● Dataset content
━━━━━━━━━━━━━━━━━━━━━━━━━━━━━━
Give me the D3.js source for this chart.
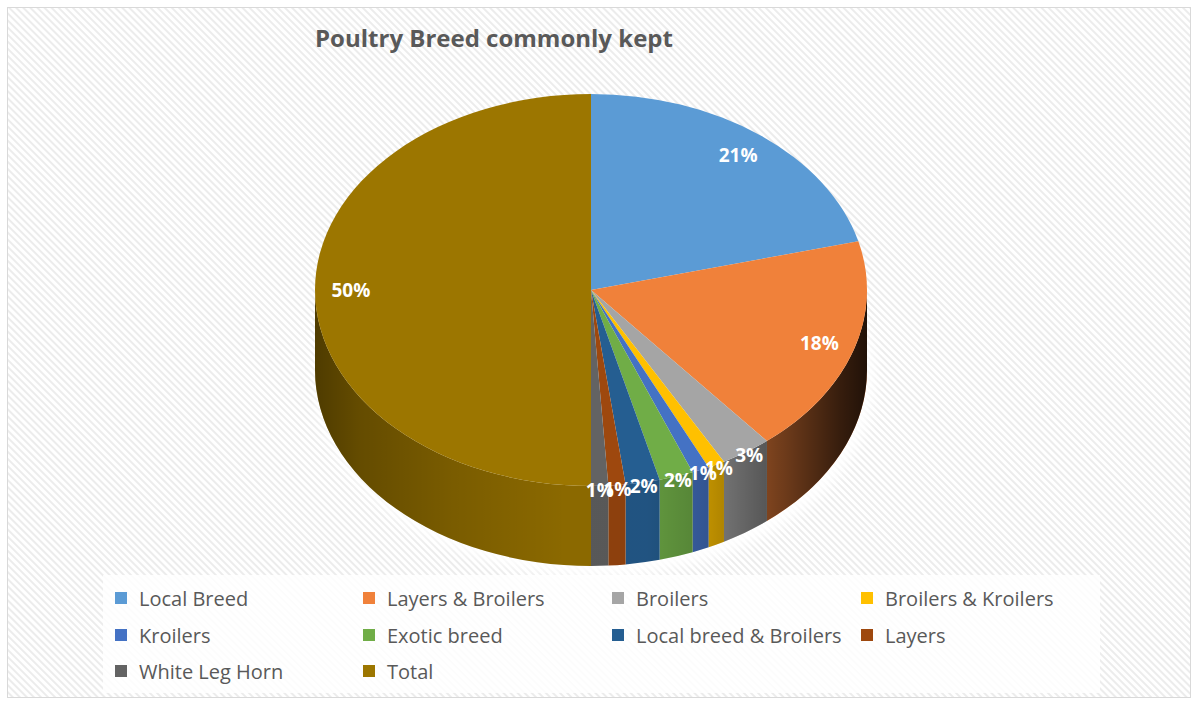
<!DOCTYPE html>
<html>
<head>
<meta charset="utf-8">
<script src="https://cdn.jsdelivr.net/npm/d3@7"></script>
<style>
  html, body { margin: 0; padding: 0; background: #ffffff; }
  svg { display: block; }
</style>
</head>
<body>
<svg id="chart" width="1197" height="705"></svg>
<script>
// ---- data ----
const title = "Poultry Breed commonly kept";
const categories = ["Local Breed", "Layers & Broilers", "Broilers", "Broilers & Kroilers",
  "Kroilers", "Exotic breed", "Local breed & Broilers", "Layers", "White Leg Horn", "Total"];
const values = [21, 18, 3, 1, 1, 2, 2, 1, 1, 50];
const valueLabels = ["21%", "18%", "3%", "1%", "1%", "2%", "2%", "1%", "1%", "50%"];
const colors = ["#5B9BD5", "#F0813A", "#A5A5A5", "#FFC000", "#4472C4", "#70AD47",
  "#255E91", "#9E480E", "#636363", "#9C7600"];

// ---- layout ----
const W = 1197, H = 705;
const cx = 591, cy = 290, rx = 276, ry = 196, depth = 80;
const k = ry / rx;

const svg = d3.select("#chart");
const defs = svg.append("defs");

// hatch background
const pat = defs.append("pattern").attr("id", "hatch")
  .attr("patternUnits", "userSpaceOnUse").attr("width", 5).attr("height", 5)
  .attr("patternTransform", "rotate(-45)");
pat.append("rect").attr("width", 5).attr("height", 5).attr("fill", "#ffffff");
pat.append("rect").attr("width", 2).attr("height", 5).attr("fill", "#ececec");

svg.append("rect").attr("x", 0).attr("y", 0).attr("width", W).attr("height", H).attr("fill", "#fff");
svg.append("rect").attr("x", 7.5).attr("y", 7.5).attr("width", 1183).attr("height", 690)
  .attr("fill", "url(#hatch)").attr("stroke", "#d9d9d9").attr("stroke-width", 1);

// side shading gradient
const grad = defs.append("linearGradient").attr("id", "sideShade")
  .attr("gradientUnits", "userSpaceOnUse").attr("x1", -rx).attr("x2", rx).attr("y1", 0).attr("y2", 0);
[[0, 0.45], [0.08, 0.3], [0.25, 0.15], [0.45, 0.03], [0.6, 0.03], [0.72, 0.2], [0.85, 0.5], [0.95, 0.75], [1, 0.85]]
  .forEach(([o, a]) => grad.append("stop").attr("offset", o).attr("stop-color", "#000").attr("stop-opacity", a));

// soft white glow under pie
const blur = defs.append("filter").attr("id", "glow").attr("x", "-20%").attr("y", "-20%").attr("width", "140%").attr("height", "140%");
blur.append("feGaussianBlur").attr("stdDeviation", 6);
svg.append("ellipse").attr("cx", cx + 4).attr("cy", cy + depth + 6).attr("rx", rx + 4).attr("ry", ry + 4)
  .attr("fill", "#ffffff").attr("opacity", 0.9).attr("filter", "url(#glow)");

// title
svg.append("text").attr("x", 494).attr("y", 47).attr("text-anchor", "middle")
  .attr("font-family", "'Open Sans', sans-serif").attr("font-weight", "bold").attr("font-size", 24)
  .attr("fill", "#595959").text(title);

// pie layout
const pie = d3.pie().sort(null).value(d => d.value);
const data = categories.map((c, i) => ({ name: c, value: values[i], label: valueLabels[i], color: colors[i] }));
const arcs = pie(data);

const g = svg.append("g").attr("transform", `translate(${cx},${cy}) scale(1,${k})`);
const dz = depth / k;
const HALF = Math.PI / 2;

function sidePath(s, e) {
  const p = d3.path();
  p.moveTo(rx * Math.sin(s), -rx * Math.cos(s));
  p.arc(0, 0, rx, s - HALF, e - HALF, false);
  p.lineTo(rx * Math.sin(e), -rx * Math.cos(e) + dz);
  p.arc(0, dz, rx, e - HALF, s - HALF, true);
  p.closePath();
  return p.toString();
}

// sides (only front half visible: angles between PI/2 and 3PI/2)
arcs.forEach(a => {
  const s = Math.max(a.startAngle, HALF), e = Math.min(a.endAngle, 3 * HALF);
  if (e <= s) return;
  g.append("path").attr("d", sidePath(s, e))
    .attr("fill", d3.color(a.data.color).darker(0.25));
});
g.append("path").attr("d", sidePath(HALF, 3 * HALF)).attr("fill", "url(#sideShade)");

// top faces
const arcGen = d3.arc().innerRadius(0).outerRadius(rx);
g.selectAll("path.top").data(arcs).enter().append("path").attr("class", "top")
  .attr("d", arcGen).attr("fill", d => d.data.color);

// value labels
function labelPos(d) {
  const m = (d.startAngle + d.endAngle) / 2;
  const f = d.data.value >= 10 ? 0.87 : 1.02;
  return [cx + rx * f * Math.sin(m), cy - ry * f * Math.cos(m)];
}
svg.selectAll("text.val").data(arcs).enter().append("text").attr("class", "val")
  .attr("x", d => labelPos(d)[0])
  .attr("y", d => labelPos(d)[1])
  .attr("text-anchor", "middle").attr("dominant-baseline", "central")
  .attr("font-family", "'Open Sans', sans-serif").attr("font-weight", "bold").attr("font-size", 19)
  .attr("fill", "#ffffff").text(d => d.data.label);

// legend
svg.append("rect").attr("x", 103).attr("y", 575).attr("width", 997).attr("height", 118)
  .attr("fill", "#ffffff").attr("opacity", 0.85);
const colX = [115, 363, 612, 861];
const rowY = [598, 635, 671];
const leg = svg.selectAll("g.leg").data(data).enter().append("g").attr("class", "leg")
  .attr("transform", (d, i) => `translate(${colX[i % 4]},${rowY[Math.floor(i / 4)]})`);
leg.append("rect").attr("x", 0).attr("y", -6).attr("width", 12).attr("height", 12).attr("fill", d => d.color);
leg.append("text").attr("x", 24).attr("y", 0).attr("dominant-baseline", "central")
  .attr("font-family", "'Open Sans', sans-serif").attr("font-size", 20).attr("fill", "#595959")
  .text(d => d.name);
</script>
</body>
</html>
━━━━━━━━━━━━━━━━━━━━━━━━━━━━━━
● Set problem
Reproduce each line exactly as it appears, omitting the pictures.

● Exercise result
Give me the D3.js source for this chart.
<!DOCTYPE html>
<html>
<head>
<meta charset="utf-8">
<script src="https://cdn.jsdelivr.net/npm/d3@7"></script>
<style>
  html, body { margin: 0; padding: 0; background: #ffffff; }
  svg { display: block; }
</style>
</head>
<body>
<svg id="chart" width="1197" height="705"></svg>
<script>
// ---- data ----
const title = "Poultry Breed commonly kept";
const categories = ["Local Breed", "Layers & Broilers", "Broilers", "Broilers & Kroilers",
  "Kroilers", "Exotic breed", "Local breed & Broilers", "Layers", "White Leg Horn", "Total"];
const values = [21, 18, 3, 1, 1, 2, 2, 1, 1, 50];
const valueLabels = ["21%", "18%", "3%", "1%", "1%", "2%", "2%", "1%", "1%", "50%"];
const colors = ["#5B9BD5", "#F0813A", "#A5A5A5", "#FFC000", "#4472C4", "#70AD47",
  "#255E91", "#9E480E", "#636363", "#9C7600"];

// ---- layout ----
const W = 1197, H = 705;
const cx = 591, cy = 290, rx = 276, ry = 196, depth = 80;
const k = ry / rx;

const svg = d3.select("#chart");
const defs = svg.append("defs");

// hatch background
const pat = defs.append("pattern").attr("id", "hatch")
  .attr("patternUnits", "userSpaceOnUse").attr("width", 5).attr("height", 5)
  .attr("patternTransform", "rotate(-45)");
pat.append("rect").attr("width", 5).attr("height", 5).attr("fill", "#ffffff");
pat.append("rect").attr("width", 2).attr("height", 5).attr("fill", "#ececec");

svg.append("rect").attr("x", 0).attr("y", 0).attr("width", W).attr("height", H).attr("fill", "#fff");
svg.append("rect").attr("x", 7.5).attr("y", 7.5).attr("width", 1183).attr("height", 690)
  .attr("fill", "url(#hatch)").attr("stroke", "#d9d9d9").attr("stroke-width", 1);

// side shading gradient
const grad = defs.append("linearGradient").attr("id", "sideShade")
  .attr("gradientUnits", "userSpaceOnUse").attr("x1", -rx).attr("x2", rx).attr("y1", 0).attr("y2", 0);
[[0, 0.45], [0.08, 0.3], [0.25, 0.15], [0.45, 0.03], [0.6, 0.03], [0.72, 0.2], [0.85, 0.5], [0.95, 0.75], [1, 0.85]]
  .forEach(([o, a]) => grad.append("stop").attr("offset", o).attr("stop-color", "#000").attr("stop-opacity", a));

// soft white glow under pie
const blur = defs.append("filter").attr("id", "glow").attr("x", "-20%").attr("y", "-20%").attr("width", "140%").attr("height", "140%");
blur.append("feGaussianBlur").attr("stdDeviation", 6);
svg.append("ellipse").attr("cx", cx + 4).attr("cy", cy + depth + 6).attr("rx", rx + 4).attr("ry", ry + 4)
  .attr("fill", "#ffffff").attr("opacity", 0.9).attr("filter", "url(#glow)");

// title
svg.append("text").attr("x", 494).attr("y", 47).attr("text-anchor", "middle")
  .attr("font-family", "'Open Sans', sans-serif").attr("font-weight", "bold").attr("font-size", 24)
  .attr("fill", "#595959").text(title);

// pie layout
const pie = d3.pie().sort(null).value(d => d.value);
const data = categories.map((c, i) => ({ name: c, value: values[i], label: valueLabels[i], color: colors[i] }));
const arcs = pie(data);

const g = svg.append("g").attr("transform", `translate(${cx},${cy}) scale(1,${k})`);
const dz = depth / k;
const HALF = Math.PI / 2;

function sidePath(s, e) {
  const p = d3.path();
  p.moveTo(rx * Math.sin(s), -rx * Math.cos(s));
  p.arc(0, 0, rx, s - HALF, e - HALF, false);
  p.lineTo(rx * Math.sin(e), -rx * Math.cos(e) + dz);
  p.arc(0, dz, rx, e - HALF, s - HALF, true);
  p.closePath();
  return p.toString();
}

// sides (only front half visible: angles between PI/2 and 3PI/2)
arcs.forEach(a => {
  const s = Math.max(a.startAngle, HALF), e = Math.min(a.endAngle, 3 * HALF);
  if (e <= s) return;
  g.append("path").attr("d", sidePath(s, e))
    .attr("fill", d3.color(a.data.color).darker(0.25));
});
g.append("path").attr("d", sidePath(HALF, 3 * HALF)).attr("fill", "url(#sideShade)");

// top faces
const arcGen = d3.arc().innerRadius(0).outerRadius(rx);
g.selectAll("path.top").data(arcs).enter().append("path").attr("class", "top")
  .attr("d", arcGen).attr("fill", d => d.data.color);

// value labels
function labelPos(d) {
  const m = (d.startAngle + d.endAngle) / 2;
  const f = d.data.value >= 10 ? 0.87 : 1.02;
  return [cx + rx * f * Math.sin(m), cy - ry * f * Math.cos(m)];
}
svg.selectAll("text.val").data(arcs).enter().append("text").attr("class", "val")
  .attr("x", d => labelPos(d)[0])
  .attr("y", d => labelPos(d)[1])
  .attr("text-anchor", "middle").attr("dominant-baseline", "central")
  .attr("font-family", "'Open Sans', sans-serif").attr("font-weight", "bold").attr("font-size", 19)
  .attr("fill", "#ffffff").text(d => d.data.label);

// legend
svg.append("rect").attr("x", 103).attr("y", 575).attr("width", 997).attr("height", 118)
  .attr("fill", "#ffffff").attr("opacity", 0.85);
const colX = [115, 363, 612, 861];
const rowY = [598, 635, 671];
const leg = svg.selectAll("g.leg").data(data).enter().append("g").attr("class", "leg")
  .attr("transform", (d, i) => `translate(${colX[i % 4]},${rowY[Math.floor(i / 4)]})`);
leg.append("rect").attr("x", 0).attr("y", -6).attr("width", 12).attr("height", 12).attr("fill", d => d.color);
leg.append("text").attr("x", 24).attr("y", 0).attr("dominant-baseline", "central")
  .attr("font-family", "'Open Sans', sans-serif").attr("font-size", 20).attr("fill", "#595959")
  .text(d => d.name);
</script>
</body>
</html>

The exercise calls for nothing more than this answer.